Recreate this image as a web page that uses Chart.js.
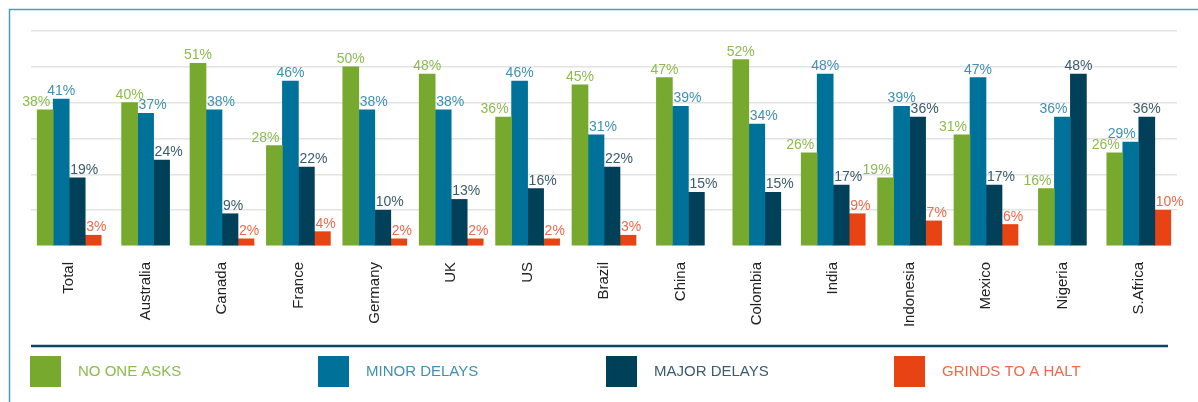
<!DOCTYPE html>
<html>
<head>
<meta charset="utf-8">
<script src="https://cdn.jsdelivr.net/npm/chart.js@4.4.1/dist/chart.umd.min.js"></script>
<style>
html, body { margin: 0; padding: 0; background: #fff; }
#wrap { width: 1198px; height: 402px; }
</style>
</head>
<body>
<div id="wrap"><canvas id="delayChart" width="1198" height="402"></canvas></div>
<script>
// data
const countries = ['Total', 'Australia', 'Canada', 'France', 'Germany', 'UK', 'US', 'Brazil', 'China', 'Colombia', 'India', 'Indonesia', 'Mexico', 'Nigeria', 'S.Africa'];
const noOneAsks    = [38, 40, 51, 28, 50, 48, 36, 45, 47, 52, 26, 19, 31, 16, 26];
const minorDelays  = [41, 37, 38, 46, 38, 38, 46, 31, 39, 34, 48, 39, 47, 36, 29];
const majorDelays  = [19, 24, 9, 22, 10, 13, 16, 22, 15, 15, 17, 36, 17, 48, 36];
const grindsToHalt = [3, null, 2, 4, 2, 2, 2, 3, null, null, 9, 7, 6, null, 10];
const seriesNames  = ['NO ONE ASKS', 'MINOR DELAYS', 'MAJOR DELAYS', 'GRINDS TO A HALT'];
const gridTicks    = [0, 10, 20, 30, 40, 50, 60];

const FONT = '"Liberation Sans", Arial, Helvetica, sans-serif';

// value labels above bars (no datalabels plugin offline)
// a label slides away from a taller neighbour bar so it doesn't sit on it
const valueLabels = {
    id: 'valueLabels',
    afterDatasetsDraw(chart) {
        const ctx = chart.ctx;
        const sets = chart.data.datasets;
        ctx.save();
        ctx.font = '14px ' + FONT;
        ctx.textAlign = 'center';
        ctx.textBaseline = 'alphabetic';
        sets.forEach((ds, i) => {
            const meta = chart.getDatasetMeta(i);
            meta.data.forEach((bar, j) => {
                const v = ds.data[j];
                if (v == null) return;
                const txt = v + '%';
                const w = ctx.measureText(txt).width;
                const bottom = bar.y - 4;
                // nearest non-null neighbours in the same group
                let left = null, right = null;
                for (let k = i - 1; k >= 0; k--) {
                    if (sets[k].data[j] != null) { left = chart.getDatasetMeta(k).data[j]; break; }
                }
                for (let k = i + 1; k < sets.length; k++) {
                    if (sets[k].data[j] != null) { right = chart.getDatasetMeta(k).data[j]; break; }
                }
                const leftTall = left && left.y < bottom;
                const rightTall = right && right.y < bottom;
                let shift = 0;
                const slide = (w - bar.width) / 2 + 1;
                if (leftTall && !rightTall) shift = slide;
                else if (rightTall && !leftTall) shift = -slide - 2;
                ctx.fillStyle = ds.labelColor;
                ctx.fillText(txt, bar.x + shift, bottom);
            });
        });
        ctx.restore();
    }
};

// frame, separator line and legend row
const frameAndLegend = {
    id: 'frameAndLegend',
    afterDraw(chart) {
        const ctx = chart.ctx;
        ctx.save();
        ctx.strokeStyle = '#4f9bb8';
        ctx.lineWidth = 1.5;
        ctx.beginPath();
        ctx.moveTo(9.5, chart.height);
        ctx.lineTo(9.5, 9.5);
        ctx.lineTo(chart.width, 9.5);
        ctx.stroke();

        ctx.strokeStyle = '#0b4560';
        ctx.lineWidth = 2.5;
        ctx.beginPath();
        ctx.moveTo(31, 346);
        ctx.lineTo(1168, 346);
        ctx.stroke();

        ctx.font = '15px ' + FONT;
        ctx.textBaseline = 'middle';
        ctx.textAlign = 'left';
        chart.data.datasets.forEach((ds, i) => {
            const x = 30 + i * 288;
            ctx.fillStyle = ds.backgroundColor;
            ctx.fillRect(x, 356, 31, 31);
            ctx.fillStyle = ds.labelColor;
            ctx.fillText(ds.label, x + 48, 372);
        });
        ctx.restore();
    }
};

const delayData = {
    labels: countries,
    datasets: [
        { label: seriesNames[0], data: noOneAsks,    backgroundColor: '#78a92f', labelColor: '#8dbb4e' },
        { label: seriesNames[1], data: minorDelays,  backgroundColor: '#00729a', labelColor: '#3f90b3' },
        { label: seriesNames[2], data: majorDelays,  backgroundColor: '#004059', labelColor: '#3b5b6e' },
        { label: seriesNames[3], data: grindsToHalt, backgroundColor: '#e84312', labelColor: '#f0694a' }
    ]
};

const delayConfig = {
    type: 'bar',
    data: delayData,
    options: {
        responsive: false,
        animation: false,
        skipNull: true,
        barThickness: 16,
        borderWidth: 0,
        layout: { padding: { left: 31, right: 21, top: 31, bottom: 0 } },
        scales: {
            x: {
                grid: { display: false, drawTicks: false },
                border: { display: false },
                afterFit: s => { s.height = 156; },
                ticks: {
                    minRotation: 90,
                    maxRotation: 90,
                    padding: 16,
                    color: '#222',
                    font: { family: FONT, size: 15 }
                }
            },
            y: {
                min: gridTicks[0],
                max: gridTicks[gridTicks.length - 1],
                afterFit: s => { s.width = 0; },
                border: { display: false },
                grid: {
                    drawTicks: false,
                    lineWidth: 1.5,
                    color: c => c.tick && c.tick.value === 0 ? 'rgba(0,0,0,0)' : '#e3e3e3'
                },
                ticks: { display: false, stepSize: gridTicks[1] - gridTicks[0] }
            }
        },
        plugins: {
            legend: { display: false },
            tooltip: { enabled: false }
        }
    },
    plugins: [valueLabels, frameAndLegend]
};

const delayElement = document.querySelector('#delayChart');
const delayChart = new Chart(delayElement, delayConfig);
</script>
</body>
</html>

● **WRITTEN TASK**
Pictures in the data above should not be copied; transcribe everything else exactly.

● **SOLVED PROBLEM**
Recreate this image as a web page that uses Chart.js.
<!DOCTYPE html>
<html>
<head>
<meta charset="utf-8">
<script src="https://cdn.jsdelivr.net/npm/chart.js@4.4.1/dist/chart.umd.min.js"></script>
<style>
html, body { margin: 0; padding: 0; background: #fff; }
#wrap { width: 1198px; height: 402px; }
</style>
</head>
<body>
<div id="wrap"><canvas id="delayChart" width="1198" height="402"></canvas></div>
<script>
// data
const countries = ['Total', 'Australia', 'Canada', 'France', 'Germany', 'UK', 'US', 'Brazil', 'China', 'Colombia', 'India', 'Indonesia', 'Mexico', 'Nigeria', 'S.Africa'];
const noOneAsks    = [38, 40, 51, 28, 50, 48, 36, 45, 47, 52, 26, 19, 31, 16, 26];
const minorDelays  = [41, 37, 38, 46, 38, 38, 46, 31, 39, 34, 48, 39, 47, 36, 29];
const majorDelays  = [19, 24, 9, 22, 10, 13, 16, 22, 15, 15, 17, 36, 17, 48, 36];
const grindsToHalt = [3, null, 2, 4, 2, 2, 2, 3, null, null, 9, 7, 6, null, 10];
const seriesNames  = ['NO ONE ASKS', 'MINOR DELAYS', 'MAJOR DELAYS', 'GRINDS TO A HALT'];
const gridTicks    = [0, 10, 20, 30, 40, 50, 60];

const FONT = '"Liberation Sans", Arial, Helvetica, sans-serif';

// value labels above bars (no datalabels plugin offline)
// a label slides away from a taller neighbour bar so it doesn't sit on it
const valueLabels = {
    id: 'valueLabels',
    afterDatasetsDraw(chart) {
        const ctx = chart.ctx;
        const sets = chart.data.datasets;
        ctx.save();
        ctx.font = '14px ' + FONT;
        ctx.textAlign = 'center';
        ctx.textBaseline = 'alphabetic';
        sets.forEach((ds, i) => {
            const meta = chart.getDatasetMeta(i);
            meta.data.forEach((bar, j) => {
                const v = ds.data[j];
                if (v == null) return;
                const txt = v + '%';
                const w = ctx.measureText(txt).width;
                const bottom = bar.y - 4;
                // nearest non-null neighbours in the same group
                let left = null, right = null;
                for (let k = i - 1; k >= 0; k--) {
                    if (sets[k].data[j] != null) { left = chart.getDatasetMeta(k).data[j]; break; }
                }
                for (let k = i + 1; k < sets.length; k++) {
                    if (sets[k].data[j] != null) { right = chart.getDatasetMeta(k).data[j]; break; }
                }
                const leftTall = left && left.y < bottom;
                const rightTall = right && right.y < bottom;
                let shift = 0;
                const slide = (w - bar.width) / 2 + 1;
                if (leftTall && !rightTall) shift = slide;
                else if (rightTall && !leftTall) shift = -slide - 2;
                ctx.fillStyle = ds.labelColor;
                ctx.fillText(txt, bar.x + shift, bottom);
            });
        });
        ctx.restore();
    }
};

// frame, separator line and legend row
const frameAndLegend = {
    id: 'frameAndLegend',
    afterDraw(chart) {
        const ctx = chart.ctx;
        ctx.save();
        ctx.strokeStyle = '#4f9bb8';
        ctx.lineWidth = 1.5;
        ctx.beginPath();
        ctx.moveTo(9.5, chart.height);
        ctx.lineTo(9.5, 9.5);
        ctx.lineTo(chart.width, 9.5);
        ctx.stroke();

        ctx.strokeStyle = '#0b4560';
        ctx.lineWidth = 2.5;
        ctx.beginPath();
        ctx.moveTo(31, 346);
        ctx.lineTo(1168, 346);
        ctx.stroke();

        ctx.font = '15px ' + FONT;
        ctx.textBaseline = 'middle';
        ctx.textAlign = 'left';
        chart.data.datasets.forEach((ds, i) => {
            const x = 30 + i * 288;
            ctx.fillStyle = ds.backgroundColor;
            ctx.fillRect(x, 356, 31, 31);
            ctx.fillStyle = ds.labelColor;
            ctx.fillText(ds.label, x + 48, 372);
        });
        ctx.restore();
    }
};

const delayData = {
    labels: countries,
    datasets: [
        { label: seriesNames[0], data: noOneAsks,    backgroundColor: '#78a92f', labelColor: '#8dbb4e' },
        { label: seriesNames[1], data: minorDelays,  backgroundColor: '#00729a', labelColor: '#3f90b3' },
        { label: seriesNames[2], data: majorDelays,  backgroundColor: '#004059', labelColor: '#3b5b6e' },
        { label: seriesNames[3], data: grindsToHalt, backgroundColor: '#e84312', labelColor: '#f0694a' }
    ]
};

const delayConfig = {
    type: 'bar',
    data: delayData,
    options: {
        responsive: false,
        animation: false,
        skipNull: true,
        barThickness: 16,
        borderWidth: 0,
        layout: { padding: { left: 31, right: 21, top: 31, bottom: 0 } },
        scales: {
            x: {
                grid: { display: false, drawTicks: false },
                border: { display: false },
                afterFit: s => { s.height = 156; },
                ticks: {
                    minRotation: 90,
                    maxRotation: 90,
                    padding: 16,
                    color: '#222',
                    font: { family: FONT, size: 15 }
                }
            },
            y: {
                min: gridTicks[0],
                max: gridTicks[gridTicks.length - 1],
                afterFit: s => { s.width = 0; },
                border: { display: false },
                grid: {
                    drawTicks: false,
                    lineWidth: 1.5,
                    color: c => c.tick && c.tick.value === 0 ? 'rgba(0,0,0,0)' : '#e3e3e3'
                },
                ticks: { display: false, stepSize: gridTicks[1] - gridTicks[0] }
            }
        },
        plugins: {
            legend: { display: false },
            tooltip: { enabled: false }
        }
    },
    plugins: [valueLabels, frameAndLegend]
};

const delayElement = document.querySelector('#delayChart');
const delayChart = new Chart(delayElement, delayConfig);
</script>
</body>
</html>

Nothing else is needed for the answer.